Here in Belgium rain is a regular occurrence. As a fashionista of the first order, I disdain the plastic rainhat, and prefer to fashion a stylish turban, using whatever comes to hand. You will find picture of me on my website modelling one of my creations thrown together when I got caught short in the market. On other occasions I have been known to deftly produce an exact copy of a Philip Treacy headpiece out of a Carrefour carrier bag.

8:10 am  
Blogger Charlesdawson said...

Lady Bracknell raises a side-issue which has often puzzled me. Can any of her readers enlighten me as to why some small girls (this affliction deosn't appear in boys as far as I can hear) seem to communicate almost exclusively in shrill screams. No words. Their peers and parents seem to understand whatever is being communicated, so possibly these are the ones that grow up into the young women mentioned by her Ladyship? But why do they do it in infancy?

4:00 pm  
Blogger Lady Bracknell said...

Mr Dawson,

Lady Bracknell suspects it is because their parents permit them to. This, presumably, is less trouble than reprimanding the little darlings.

Occasional high-volume excitement in small children is expected and forgiveable: constant shrieking as an alternative to speech is not. (At least, not unless the child in question has genuine communication difficulties. But they cannot all have.)

4:09 pm  
Blogger Lady Bracknell said...

Lady Bracknell would like to rush to assure Ms Wayne-Bough that she certainly does not consider the plastic rain hat to be a thing of beauty, and would cheerfully crawl over broken glass rather than submit to wearing one herself.

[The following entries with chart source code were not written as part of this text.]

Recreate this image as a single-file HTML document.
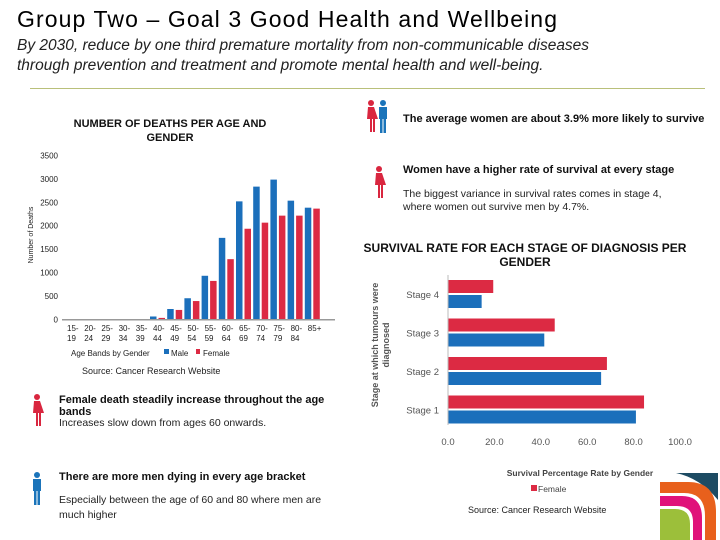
<!DOCTYPE html>
<html><head><meta charset="utf-8"><style>
body{margin:0;width:720px;height:540px;background:#fff;font-family:"Liberation Sans",sans-serif;position:relative;overflow:hidden}
.a{position:absolute;margin:0}
</style></head><body>
<div class="a" style="left:17px;top:6px;font-size:23px;letter-spacing:1.1px;color:#000;white-space:nowrap">Group Two – Goal 3 Good Health and Wellbeing</div>
<div class="a" style="left:17px;top:36px;font-size:15.5px;font-style:italic;color:#222;line-height:20px;width:600px">By 2030, reduce by one third premature mortality from non-communicable diseases through prevention and treatment and promote mental health and well-being.</div>
<div class="a" style="left:30px;top:88px;width:675px;height:1px;background:#b9c07a"></div>

<div class="a" style="left:55px;top:117px;width:230px;text-align:center;font-size:11px;font-weight:bold;color:#111;line-height:14px">NUMBER OF DEATHS  PER AGE AND GENDER</div>
<div class="a" style="left:82px;top:366px;font-size:9px;color:#222">Source: Cancer Research Website</div>

<div class="a" style="left:403px;top:113px;font-size:11px;font-weight:bold;color:#111;white-space:nowrap">The average women are about 3.9% more likely to survive</div>
<div class="a" style="left:403px;top:164px;font-size:11px;font-weight:bold;color:#111">Women have a higher rate of survival at every stage</div>
<div class="a" style="left:403px;top:188px;font-size:10.5px;color:#222;line-height:13px;width:285px">The biggest variance in survival rates comes in stage 4, where women out survive men by 4.7%.</div>
<div class="a" style="left:350px;top:241px;width:350px;text-align:center;font-size:12px;font-weight:bold;color:#111;line-height:14px">SURVIVAL RATE FOR EACH STAGE OF DIAGNOSIS PER GENDER</div>

<div class="a" style="left:59px;top:394px;font-size:11px;font-weight:bold;color:#111;width:275px;line-height:12px">Female death steadily increase throughout the age bands</div>
<div class="a" style="left:59px;top:417px;font-size:10.5px;color:#222">Increases slow down from ages 60 onwards.</div>
<div class="a" style="left:59px;top:471px;font-size:11px;font-weight:bold;color:#111">There are more men dying in every age bracket</div>
<div class="a" style="left:59px;top:493px;font-size:10.5px;color:#222;width:285px;line-height:15px">Especially between the age of 60 and 80 where men are much higher</div>
<div class="a" style="left:468px;top:505px;font-size:9px;color:#222">Source: Cancer Research Website</div>

<svg class="a" style="left:0;top:0" width="720" height="540">
<defs>
<g id="fem"><circle cx="0" cy="-15" r="3"/><path d="M-3-11h6l4 12h-3v13h-2v-13h-1v13h-2v-13h-3z"/></g>
<g id="mal"><circle cx="0" cy="-15" r="3"/><path d="M-4-11h8v12h-1v14h-2.5v-14h-1v14h-2.5v-14h-1z"/></g>
<clipPath id="lc"><rect x="660" y="473" width="58" height="67"/></clipPath>
</defs>
<use href="#fem" x="371" y="118" fill="#d9263f"/>
<use href="#mal" x="383" y="118" fill="#1b74ba"/>
<use href="#fem" x="379" y="184" fill="#d9263f"/>
<use href="#fem" x="37" y="412" fill="#d9263f"/>
<use href="#mal" x="37" y="490" fill="#1b74ba"/>
<g clip-path="url(#lc)">
<path d="M676 473 H718 V500 Q700 478 676 473z" fill="#1d4b63"/>
<path d="M660 482 H688 Q716 482 716 512 V540 H660z" fill="#e8601c"/>
<path d="M660 493 H684 Q705 493 705 516 V540 H660z" fill="#fff"/>
<path d="M660 496 H682 Q702 496 702 518 V540 H660z" fill="#e0127a"/>
<path d="M660 506 H677 Q693 506 693 522 V540 H660z" fill="#fff"/>
<path d="M660 509 H675 Q690 509 690 524 V540 H660z" fill="#9cbf3a"/>
</g>
<g id="deaths"></g>
<g id="survival"></g>
</svg>
<script>
const ageBands=[["15-","19"],["20-","24"],["25-","29"],["30-","34"],["35-","39"],["40-","44"],["45-","49"],["50-","54"],["55-","59"],["60-","64"],["65-","69"],["70-","74"],["75-","79"],["80-","84"],["85+",""]];
const maleDeaths=[0,0,0,0,5,60,220,450,930,1740,2520,2835,2985,2535,2385];
const femaleDeaths=[0,0,0,0,5,30,200,390,820,1285,1935,2065,2215,2215,2365];
const deathTicks=[0,500,1000,1500,2000,2500,3000,3500];
const stages=["Stage 4","Stage 3","Stage 2","Stage 1"];
const femaleSurvival=[19.5,46,68.5,84.5];
const maleSurvival=[14.5,41.5,66,81];
const survivalTicks=[0,20,40,60,80,100];
const NS="http://www.w3.org/2000/svg";
function mk(p,t,a,txt){const e=document.createElementNS(NS,t);for(const k in a)e.setAttribute(k,a[k]);if(txt!==undefined)e.textContent=txt;p.appendChild(e);return e;}
const dg=document.getElementById('deaths');
const y0=319.3,yPer=46.8/1000;const yS=v=>y0-v*yPer;
const xS=i=>64+i*17.2;
deathTicks.forEach(t=>{const e=mk(dg,'text',{x:58,y:yS(t)+3,'text-anchor':'end','font-size':8,fill:'#222'},t);

});
ageBands.forEach((b,i)=>{
 const m=mk(dg,'rect',{x:xS(i),y:yS(maleDeaths[i]),width:6.5,height:maleDeaths[i]*yPer,fill:'#1b6fbb'});
 
 
 const f=mk(dg,'rect',{x:xS(i)+8.5,y:yS(femaleDeaths[i]),width:6.5,height:femaleDeaths[i]*yPer,fill:'#dc2a43'});
 
 
 const l=mk(dg,'text',{x:xS(i)+3,y:331,'font-size':8,fill:'#222'},b[0]);
 
 
 const l2=mk(dg,'text',{x:xS(i)+3,y:341,'font-size':8,fill:'#222'},b[1]);
 
 
});
const ax=mk(dg,'line',{x1:62,x2:335,y1:y0+0.5,y2:y0+0.5,stroke:'#999','stroke-width':1.5});


const yt=mk(dg,'text',{x:0,y:0,'font-size':7,fill:'#222','text-anchor':'middle',transform:'translate(33,235) rotate(-90)'},'Number of Deaths');


const lg=mk(dg,'text',{x:71,y:356,'font-size':8,fill:'#222'},'Age Bands by Gender');


const lm=mk(dg,'rect',{x:164,y:349,width:5,height:5,fill:'#1b6fbb'});
const lmt=mk(dg,'text',{x:171,y:356,'font-size':8,fill:'#222'},'Male');
const lf=mk(dg,'rect',{x:196,y:349,width:4,height:5,fill:'#dc2a43'});
const lft=mk(dg,'text',{x:203,y:356,'font-size':8,fill:'#222'},'Female');
const sg=document.getElementById('survival');
const x0=448,xPer=2.32;const sx=v=>x0+v*xPer;
stages.forEach((s,i)=>{
 const top=280+i*38.5;
 const f=mk(sg,'rect',{x:x0,y:top,width:femaleSurvival[i]*xPer,height:13,fill:'#dc2a43'});
 
 
 const m=mk(sg,'rect',{x:x0,y:top+15,width:maleSurvival[i]*xPer,height:13,fill:'#1b6fbb'});
 
 
 const l=mk(sg,'text',{x:439,y:top+18,'text-anchor':'end','font-size':9.5,fill:'#555'},s);
 
 
});
survivalTicks.forEach(t=>{const e=mk(sg,'text',{x:sx(t),y:445,'text-anchor':'middle','font-size':9.5,fill:'#555'},t.toFixed(1));

});
const va=mk(sg,'line',{x1:x0,x2:x0,y1:275,y2:425,stroke:'#bbb'});


const st=mk(sg,'text',{x:0,y:0,'font-size':9,'font-weight':'bold',fill:'#555','text-anchor':'middle',transform:'translate(378,345) rotate(-90)'},'Stage at which tumours were');


const st2=mk(sg,'text',{x:0,y:0,'font-size':9,'font-weight':'bold',fill:'#555','text-anchor':'middle',transform:'translate(389,345) rotate(-90)'},'diagnosed');


const sxt=mk(sg,'text',{x:580,y:476,'text-anchor':'middle','font-size':8.5,'font-weight':'bold',fill:'#444'},'Survival Percentage Rate by Gender');


const sl=mk(sg,'rect',{x:531,y:485,width:6,height:6,fill:'#dc2a43'});
const slt=mk(sg,'text',{x:538,y:492,'font-size':8.5,fill:'#444'},'Female');
</script>
</body></html>
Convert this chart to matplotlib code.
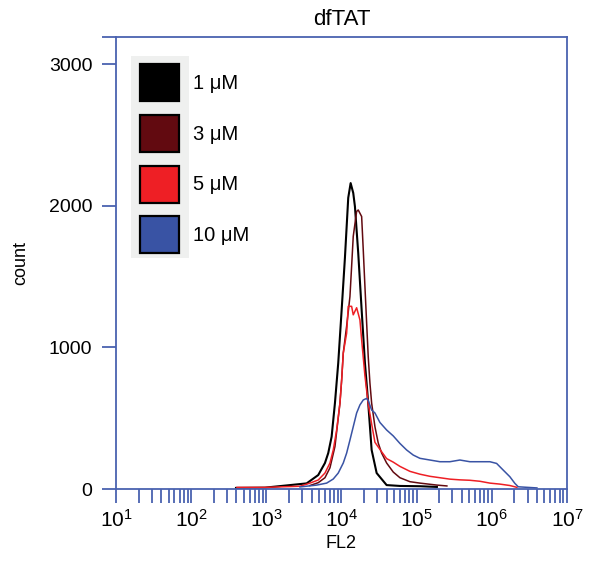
import matplotlib
matplotlib.use('Agg')
import matplotlib.pyplot as plt
from matplotlib.patches import Patch, Rectangle
from matplotlib.ticker import LogLocator, FixedLocator

plt.rcParams['font.family'] = ['Liberation Sans', 'DejaVu Sans']
plt.rcParams['mathtext.default'] = 'regular'

# histogram traces: FL2 intensity vs count
fl2_1uM = [395, 960, 3440, 4910, 6030, 6670, 7400, 8190, 9060, 10060, 11120, 12310, 13250,
           14350, 15110, 16720, 18560, 20530, 22710, 25210, 29400, 39900, 60000, 110700, 186200]
cnt_1uM = [8, 10, 40, 99, 184, 254, 370, 607, 890, 1265, 1632, 2056, 2160,
           2090, 1995, 1666, 1265, 890, 607, 276, 113, 28, 22, 20, 15]

fl2_3uM = [3810, 4910, 6030, 7030, 8190, 9550, 10060, 10570, 11720, 12310, 12970, 13650, 14350,
           15920, 16720, 18560, 19500, 20530, 21630, 22710, 23920, 25210, 27900, 30860, 34250,
           39900, 48900, 60000, 81500, 110700, 186200, 252900]
cnt_3uM = [25, 45, 80, 150, 300, 607, 770, 960, 1150, 1250, 1359, 1571, 1784,
           1960, 1970, 1924, 1689, 1430, 1173, 935, 749, 607, 440, 325, 254,
           184, 120, 80, 52, 42, 28, 22]

fl2_5uM = [407, 960, 2805, 3810, 4910, 6030, 7030, 7780, 8630, 9550, 10060, 10570, 11720,
           12310, 13650, 14350, 15920, 17610, 18560, 20530, 22710, 25210, 27900, 32500, 39900,
           48900, 60000, 81500, 110700, 150300, 204200, 277300, 376700, 511700, 695100, 944100,
           1283000, 1742000, 2163000]
cnt_5uM = [12, 12, 20, 42, 64, 113, 184, 276, 417, 607, 770, 960, 1100,
           1290, 1290, 1230, 1280, 1194, 1053, 800, 600, 460, 330, 280, 215,
           190, 160, 125, 105, 90, 80, 70, 65, 62, 55, 42,
           35, 25, 12]

fl2_10uM = [2805, 4680, 6350, 7780, 9060, 10570, 11720, 12970, 14350, 15920, 17610, 19500, 21630,
            22710, 25210, 27900, 32500, 39900, 48900, 60000, 73600, 90200, 110700, 150300, 204200,
            277300, 376700, 511700, 695100, 944100, 1160000, 1420000, 1742000, 2031000, 2250000, 3990000]
cnt_10uM = [15, 28, 42, 71, 113, 184, 254, 346, 440, 537, 594, 629, 640,
            625, 558, 537, 470, 417, 375, 322, 276, 240, 217, 205, 193,
            193, 205, 193, 193, 193, 181, 134, 87, 40, 16, 8]

labels = ['1 μM', '3 μM', '5 μM', '10 μM']
colors = ['#000000', '#620a10', '#ee1f25', '#3953a4']
axis_blue = '#4a62b0'

fig = plt.figure(figsize=(5.98, 5.72), dpi=100)
ax = fig.add_axes([0.194, 0.145, 0.754, 0.790])

traces = [(fl2_1uM, cnt_1uM), (fl2_3uM, cnt_3uM), (fl2_5uM, cnt_5uM), (fl2_10uM, cnt_10uM)]
for (x, y), c in zip(traces, colors):
    ax.plot(x, y, color=c, lw=1.5 if c == '#000000' else 1.1)

ax.set_xscale('log')
ax.set_xlim(10, 1e7)
ax.set_ylim(0, 3190)

ax.xaxis.set_major_locator(FixedLocator([10**k for k in range(1, 8)]))
ax.set_xticklabels([r'$10^{%d}$' % k for k in range(1, 8)])
ax.xaxis.set_minor_locator(LogLocator(base=10, subs=range(2, 10)))
ax.set_yticks([0, 1000, 2000, 3000])
ax.set_yticks([3190], minor=True)

for s in ax.spines.values():
    s.set_color(axis_blue)
    s.set_linewidth(1.3)
ax.tick_params(axis='x', which='both', direction='out', length=10, width=1.3,
               color=axis_blue, labelsize=15, pad=4)
ax.xaxis.set_tick_params(which='minor', labelbottom=False)
ax.tick_params(axis='y', which='both', direction='out', length=10, width=1.3,
               color=axis_blue, labelsize=14, pad=7)

ax.set_xlabel('FL2', fontsize=13, labelpad=3)
ax.set_ylabel('count', fontsize=13, labelpad=14)
ax.set_title('dfTAT', fontsize=16, pad=9)

# grey panel behind the legend swatches
ax.add_patch(Rectangle((0.0333, 0.511), 0.1286, 0.447, transform=ax.transAxes,
                       facecolor='#eff0ef', edgecolor='none', zorder=3))
handles = [Patch(facecolor=c, edgecolor='black', linewidth=1.6) for c in colors]
leg = ax.legend(handles, labels, loc='upper left', bbox_to_anchor=(0.0532, 0.940),
                frameon=False, fontsize=14.5, handlelength=1.94, handleheight=2.45,
                handletextpad=0.68, labelspacing=0.68, borderpad=0, borderaxespad=0)
leg.set_zorder(4)

fig.savefig('out.png', dpi=100)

Nevertheless, despite her loathing of the repellant objects, she considers them to represent less of a social evil than refusing to venture out in the rain at all, or throwing a tantrum should it begin to rain when one is already out and about.

4:15 pm  
Anonymous Dame Honoria Glossop said...

The Screamers could do Far Worse than follow her Ladyship's own example and acquire a magnificent example of the milliner's art.

Dame Honoria would like to recommend holding their heads under the cold tap until they stop screaming, just like nanny used to do, but this is probably not considered PC these days.